Say My Name Say My Name: Rapin Conquers Hearts, Minds and VR HeadSets in Wonky Digital Dystopia Piece
After exploring themes of rebirth and reincarnation in her 2019 Bosnian war feature debut, Heroes Don’t Die (read review), Aude Léa Rapin turns her focus to incarceration and a dystopian cyber-futurism world where virtual reality is more than a tool it is a lethal and ethically charged weapon. A French and English-language film medium-budget sci-fi thriller, Planète B. effectively sidesteps your usual world under draconian control and sees Adèle Exarchopoulos and Souheila Yacoub imbuing their characters with a raw vulnerable survivalist energy, but the film’s playful shifts between parallel journeys, dual realities, and interconnected worlds sometimes feels over-stuffed and a bit silly to the point of distraction.

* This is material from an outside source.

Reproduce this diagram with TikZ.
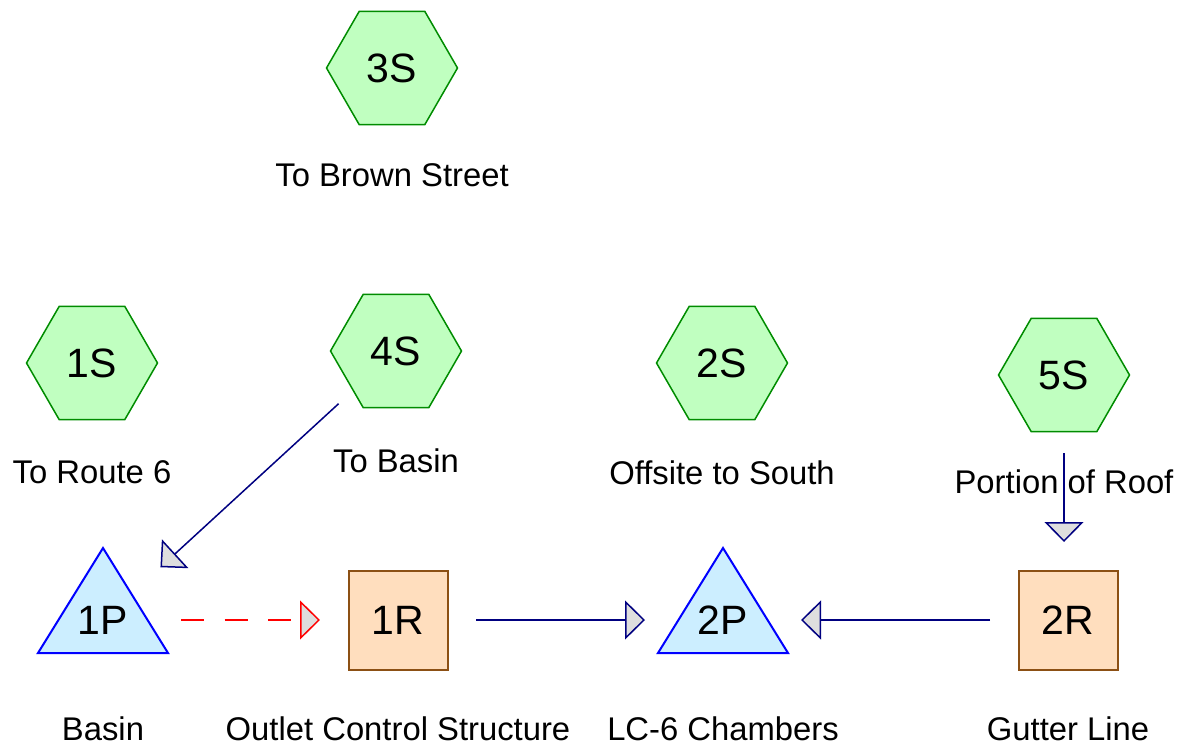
\documentclass[tikz,border=0pt]{standalone}
\usepackage{fontspec}
\setmainfont{Liberation Sans}
\usetikzlibrary{shapes.geometric,arrows.meta}
\definecolor{hexfill}{RGB}{192,255,192}
\definecolor{hexdraw}{RGB}{0,140,0}
\definecolor{trifill}{RGB}{204,238,255}
\definecolor{tridraw}{RGB}{0,0,255}
\definecolor{sqfill}{RGB}{255,222,190}
\definecolor{sqdraw}{RGB}{140,80,20}
\definecolor{linkcol}{RGB}{0,0,128}
\definecolor{tipfill}{RGB}{222,222,222}
\tikzset{
  hexnode/.style={regular polygon, regular polygon sides=6, minimum size=131pt, inner sep=0pt,
    draw=hexdraw, fill=hexfill, line width=1.5pt, font=\fontsize{41}{49}\selectfont},
  sqnode/.style={rectangle, minimum size=99pt, inner sep=0pt, draw=sqdraw, fill=sqfill,
    line width=2pt, font=\fontsize{41}{49}\selectfont},
  trinode/.style={inner sep=0pt, font=\fontsize{41}{49}\selectfont},
  trishape/.style={draw=tridraw, fill=trifill, line width=2pt, line join=miter},
  lbl/.style={anchor=base, inner sep=0pt, font=\fontsize{32.8}{39}\selectfont},
  link/.style={draw=linkcol, line width=1.5pt, shorten <=78pt, shorten >=78pt,
    -{Triangle[length=20pt,width=39pt,fill=tipfill,line join=miter]}},
  dlink/.style={draw=red, line width=1.5pt, shorten <=78pt, shorten >=78pt, dash pattern=on 23pt off 20.5pt,
    -{Triangle[length=20pt,width=39pt,fill=tipfill,line join=miter]}}
}
\begin{document}
\begin{tikzpicture}[x=1pt,y=-1pt]
\useasboundingbox (0,0) rectangle (1183,751);
% subcatchments
\node[hexnode] (n3S) at (392,68) {3S};
\node[hexnode] (n1S) at (92,363) {1S};
\node[hexnode] (n4S) at (396,351) {4S};
\node[hexnode] (n2S) at (722,363) {2S};
\node[hexnode] (n5S) at (1064,375) {5S};
\node[lbl] (l3S) at (392,187) {To Brown Street};
\node[lbl] (l1S) at (92,483) {To Route 6};
\node[lbl] (l4S) at (396,472) {To Basin};
\node[lbl] (l2S) at (722,484) {Offsite to South};
\node[lbl] (l5S) at (1064,493) {Portion of Roof};
% ponds
\draw[trishape] (38,653) -- (103,548) -- (168,653) -- cycle;
\draw[trishape] (658,653) -- (723,548) -- (788,653) -- cycle;
\node[trinode] (n1P) at (103,620) {1P};
\node[trinode] (n2P) at (723,620) {2P};
% reaches
\node[sqnode] (n1R) at (398,620) {1R};
\node[sqnode] (n2R) at (1068,620) {2R};
\node[lbl] (l1P) at (103,740) {Basin};
\node[lbl] (l1R) at (398,740) {Outlet Control Structure};
\node[lbl] (l2P) at (723,740) {LC-6 Chambers};
\node[lbl] (l2R) at (1068,740) {Gutter Line};
% links
\draw[link] (n4S.center) -- (n1P.center);
\draw[dlink] (n1P.center) -- (n1R.center);
\draw[link] (n1R.center) -- (n2P.center);
\draw[link] (n2R.center) -- (n2P.center);
\draw[link] (n5S.center) -- (n5S.center |- n2R.center);
\end{tikzpicture}
\end{document}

Set less than two decades into the future in present-day France, a violent clash between the government and anti-fascist anarchists results in the disappearance of several individuals, notably one Julia Bombarth (Exarchopoulos). When she awakens, Julia finds herself beached and then trapped on another planet—more like a tropical version of Gitmo, complete with an underutilized swimming pool — fenced off with physical and mental barriers. Here, the authorities aim to break her spirit in what often feels like a Russian roulette existence among her stranded peers. Enter Nour (Yacoub), a rogue figure searching for her QR code, a borrowed identity, coveted freedom, and a VR headset. She, too, has a past she’d rather leave behind, and her best-laid escape plan in this new reality is to make it to Canada. In the most unconventional of ways, Nour and Julia form a fragile alliance, becoming mutually dependent—a two-way street of shared intel and survival strategies.
With possible reference points of highbrow Christopher Nolan, Alex Garland cinema, 1960’s The Prisoner, 50’s paranoia cinema and Babluani’s 13 Tzameti, the film flushes out this idea of identity being transitory and ownership of self being both tangible, versatile and a numbers game — almost sand castle like in existence. Exarchopoulos and Yacoub anchor the film, but the premise feels somewhat clunky, with supporting characters lacking any kind of depth (see India Hair’s limited range). Adding to the film’s unsettling atmosphere, filmmaker Bertrand Bonello provides an eerie synth score, while cinematographer Jeanne Lapoirie bathes the moonlit beachfront scenes in dark blues, reminding us of the visceral reality that our bodies’ main appendage is the thing that pumps our blood. Planète B hints at a deeper commentary on the uneasy relationship between police surveillance and journalistic rights, but as a genre exercise, it leans heavily into the blurred lines between reality and illusion. At its core, the message seems to be that we are all avatars of our own existence.
Reviewed on August 29th at the 2024 Venice Film Festival (81st edition) – International Critics’ Week (opening film). 118 Minutes.